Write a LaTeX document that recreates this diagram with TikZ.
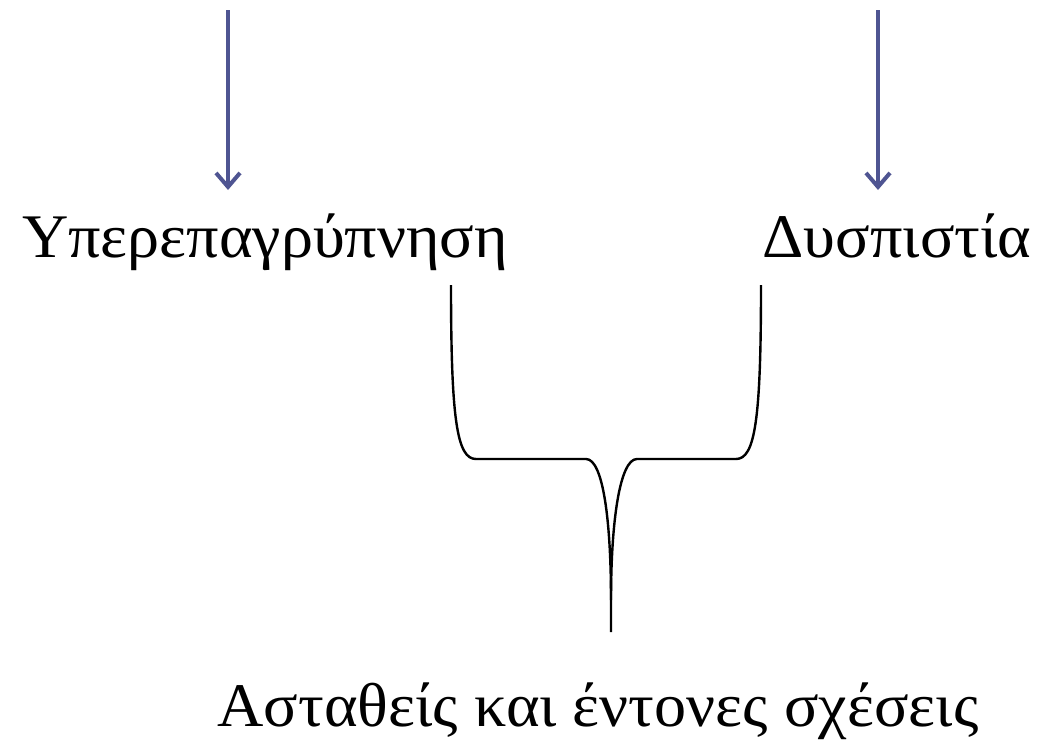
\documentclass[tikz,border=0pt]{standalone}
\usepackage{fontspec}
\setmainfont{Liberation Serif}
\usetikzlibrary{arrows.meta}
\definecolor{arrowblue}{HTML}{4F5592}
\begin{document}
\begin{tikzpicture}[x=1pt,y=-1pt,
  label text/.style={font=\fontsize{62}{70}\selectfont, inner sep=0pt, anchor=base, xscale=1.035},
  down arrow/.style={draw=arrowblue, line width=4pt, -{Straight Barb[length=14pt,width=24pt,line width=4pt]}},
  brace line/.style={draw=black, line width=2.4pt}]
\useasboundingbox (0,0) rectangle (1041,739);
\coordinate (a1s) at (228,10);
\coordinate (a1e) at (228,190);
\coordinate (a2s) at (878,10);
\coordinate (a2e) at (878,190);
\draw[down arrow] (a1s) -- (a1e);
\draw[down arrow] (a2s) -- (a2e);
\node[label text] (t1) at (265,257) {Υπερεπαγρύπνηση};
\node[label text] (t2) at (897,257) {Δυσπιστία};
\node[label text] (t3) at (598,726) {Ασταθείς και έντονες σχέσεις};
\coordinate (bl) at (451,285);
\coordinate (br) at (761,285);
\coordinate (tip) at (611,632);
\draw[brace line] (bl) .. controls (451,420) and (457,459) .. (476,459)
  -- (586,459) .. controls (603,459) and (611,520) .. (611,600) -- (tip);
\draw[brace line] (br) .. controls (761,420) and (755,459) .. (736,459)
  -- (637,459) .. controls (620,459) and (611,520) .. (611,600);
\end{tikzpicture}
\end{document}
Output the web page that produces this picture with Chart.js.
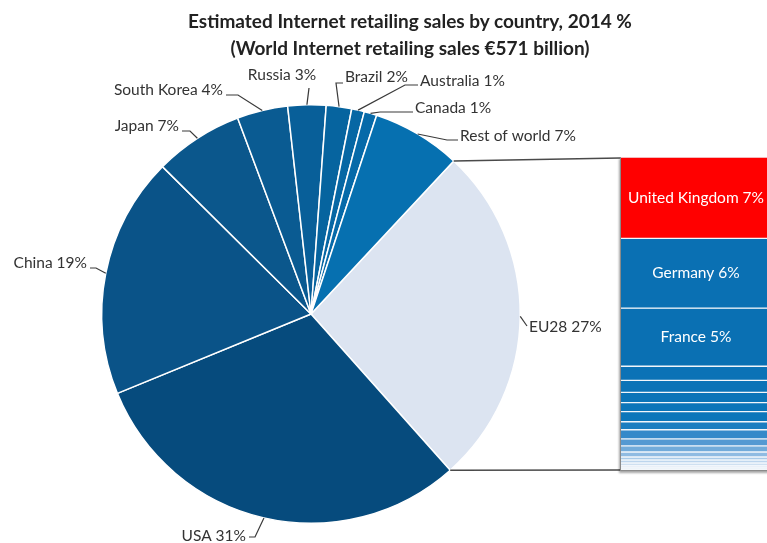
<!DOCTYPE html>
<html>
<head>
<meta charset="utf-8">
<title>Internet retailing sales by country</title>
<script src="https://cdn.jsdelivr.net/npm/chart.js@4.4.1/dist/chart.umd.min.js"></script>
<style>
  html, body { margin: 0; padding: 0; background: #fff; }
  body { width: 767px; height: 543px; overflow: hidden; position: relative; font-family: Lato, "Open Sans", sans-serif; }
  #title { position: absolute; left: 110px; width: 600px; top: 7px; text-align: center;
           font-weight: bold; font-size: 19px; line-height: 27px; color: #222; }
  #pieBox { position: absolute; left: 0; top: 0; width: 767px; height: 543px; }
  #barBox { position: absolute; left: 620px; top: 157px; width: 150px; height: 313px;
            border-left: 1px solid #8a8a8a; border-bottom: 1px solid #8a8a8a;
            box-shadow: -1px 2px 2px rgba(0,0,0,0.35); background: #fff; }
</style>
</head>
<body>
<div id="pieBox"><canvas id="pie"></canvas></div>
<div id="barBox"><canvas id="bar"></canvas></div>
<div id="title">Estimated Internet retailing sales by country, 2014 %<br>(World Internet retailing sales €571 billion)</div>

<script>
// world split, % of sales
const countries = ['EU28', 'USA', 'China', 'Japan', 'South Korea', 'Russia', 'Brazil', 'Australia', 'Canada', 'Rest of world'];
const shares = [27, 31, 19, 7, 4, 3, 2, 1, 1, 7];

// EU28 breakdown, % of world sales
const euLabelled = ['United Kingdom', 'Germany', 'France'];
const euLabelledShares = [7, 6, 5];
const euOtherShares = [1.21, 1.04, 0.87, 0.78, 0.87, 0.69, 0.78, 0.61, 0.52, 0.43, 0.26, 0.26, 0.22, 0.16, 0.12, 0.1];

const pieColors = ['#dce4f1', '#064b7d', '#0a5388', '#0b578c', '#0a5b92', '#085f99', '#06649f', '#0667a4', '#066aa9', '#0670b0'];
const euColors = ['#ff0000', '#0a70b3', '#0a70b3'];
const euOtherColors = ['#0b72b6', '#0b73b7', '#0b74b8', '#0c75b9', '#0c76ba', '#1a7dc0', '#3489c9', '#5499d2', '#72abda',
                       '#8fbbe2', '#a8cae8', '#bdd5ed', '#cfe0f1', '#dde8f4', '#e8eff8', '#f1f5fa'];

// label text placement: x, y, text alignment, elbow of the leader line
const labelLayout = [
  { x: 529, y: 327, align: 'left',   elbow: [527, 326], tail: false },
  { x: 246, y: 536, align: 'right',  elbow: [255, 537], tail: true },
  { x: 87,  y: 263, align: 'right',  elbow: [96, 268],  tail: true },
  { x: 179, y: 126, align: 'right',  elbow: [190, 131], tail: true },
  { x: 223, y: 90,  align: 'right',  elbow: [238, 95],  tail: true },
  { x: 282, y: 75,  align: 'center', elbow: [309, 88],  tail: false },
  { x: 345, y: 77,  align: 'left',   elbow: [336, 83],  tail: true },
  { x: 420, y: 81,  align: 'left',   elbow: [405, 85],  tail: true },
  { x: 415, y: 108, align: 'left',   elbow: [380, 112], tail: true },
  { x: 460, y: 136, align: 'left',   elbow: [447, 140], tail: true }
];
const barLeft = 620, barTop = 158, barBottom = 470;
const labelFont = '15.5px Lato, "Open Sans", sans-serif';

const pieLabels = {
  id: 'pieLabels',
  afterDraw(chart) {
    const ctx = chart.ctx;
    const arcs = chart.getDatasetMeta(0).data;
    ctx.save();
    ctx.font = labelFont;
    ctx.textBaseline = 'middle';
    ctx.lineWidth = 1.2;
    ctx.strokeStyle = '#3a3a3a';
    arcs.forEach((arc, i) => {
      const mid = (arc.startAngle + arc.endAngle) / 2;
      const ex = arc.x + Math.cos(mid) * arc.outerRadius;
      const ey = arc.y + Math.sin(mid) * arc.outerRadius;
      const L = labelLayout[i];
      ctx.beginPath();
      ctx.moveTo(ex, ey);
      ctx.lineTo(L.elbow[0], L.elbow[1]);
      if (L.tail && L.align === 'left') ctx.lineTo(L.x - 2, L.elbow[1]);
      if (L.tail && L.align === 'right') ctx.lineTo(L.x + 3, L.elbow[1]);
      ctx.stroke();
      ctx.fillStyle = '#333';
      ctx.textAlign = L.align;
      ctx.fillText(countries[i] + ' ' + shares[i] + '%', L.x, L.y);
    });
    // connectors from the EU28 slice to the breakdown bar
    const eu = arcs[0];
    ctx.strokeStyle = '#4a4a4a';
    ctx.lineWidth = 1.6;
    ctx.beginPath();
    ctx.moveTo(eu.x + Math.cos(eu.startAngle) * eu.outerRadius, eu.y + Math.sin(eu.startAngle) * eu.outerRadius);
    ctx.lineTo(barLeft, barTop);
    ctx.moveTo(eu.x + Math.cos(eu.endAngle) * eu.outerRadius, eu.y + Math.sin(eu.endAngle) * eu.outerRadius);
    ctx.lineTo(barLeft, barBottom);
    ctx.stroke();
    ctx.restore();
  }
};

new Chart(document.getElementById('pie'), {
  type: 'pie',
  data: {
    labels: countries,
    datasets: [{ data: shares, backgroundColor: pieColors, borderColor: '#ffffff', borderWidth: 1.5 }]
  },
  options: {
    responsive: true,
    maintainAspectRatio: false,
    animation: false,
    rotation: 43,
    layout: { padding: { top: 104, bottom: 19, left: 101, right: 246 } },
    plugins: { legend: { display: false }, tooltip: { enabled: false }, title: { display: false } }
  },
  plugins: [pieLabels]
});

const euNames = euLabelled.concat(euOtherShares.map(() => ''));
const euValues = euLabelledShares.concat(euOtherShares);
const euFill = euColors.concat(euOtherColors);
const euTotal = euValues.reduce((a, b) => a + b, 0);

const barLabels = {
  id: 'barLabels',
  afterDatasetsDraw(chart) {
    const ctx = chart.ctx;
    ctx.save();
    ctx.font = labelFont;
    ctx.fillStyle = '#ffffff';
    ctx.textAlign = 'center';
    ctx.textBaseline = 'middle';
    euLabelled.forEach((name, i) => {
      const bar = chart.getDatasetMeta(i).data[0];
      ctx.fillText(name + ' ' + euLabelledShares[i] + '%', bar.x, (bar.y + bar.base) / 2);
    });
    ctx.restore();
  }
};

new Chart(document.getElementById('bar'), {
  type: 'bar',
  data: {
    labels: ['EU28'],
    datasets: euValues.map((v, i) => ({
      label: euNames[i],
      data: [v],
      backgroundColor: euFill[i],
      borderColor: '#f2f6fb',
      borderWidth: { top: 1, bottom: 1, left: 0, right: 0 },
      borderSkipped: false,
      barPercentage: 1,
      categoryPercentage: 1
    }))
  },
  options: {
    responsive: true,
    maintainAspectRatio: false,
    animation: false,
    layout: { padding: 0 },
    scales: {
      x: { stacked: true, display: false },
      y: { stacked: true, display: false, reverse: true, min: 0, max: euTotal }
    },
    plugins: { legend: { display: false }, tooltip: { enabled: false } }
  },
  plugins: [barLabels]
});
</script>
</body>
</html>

→ STATED GOAL:
Find each line holding the word "that" and copy it.

→ SOLUTION TO THIS PROBLEM:
Write a LaTeX document that recreates this diagram with TikZ.
Output the web page that produces this picture with Chart.js.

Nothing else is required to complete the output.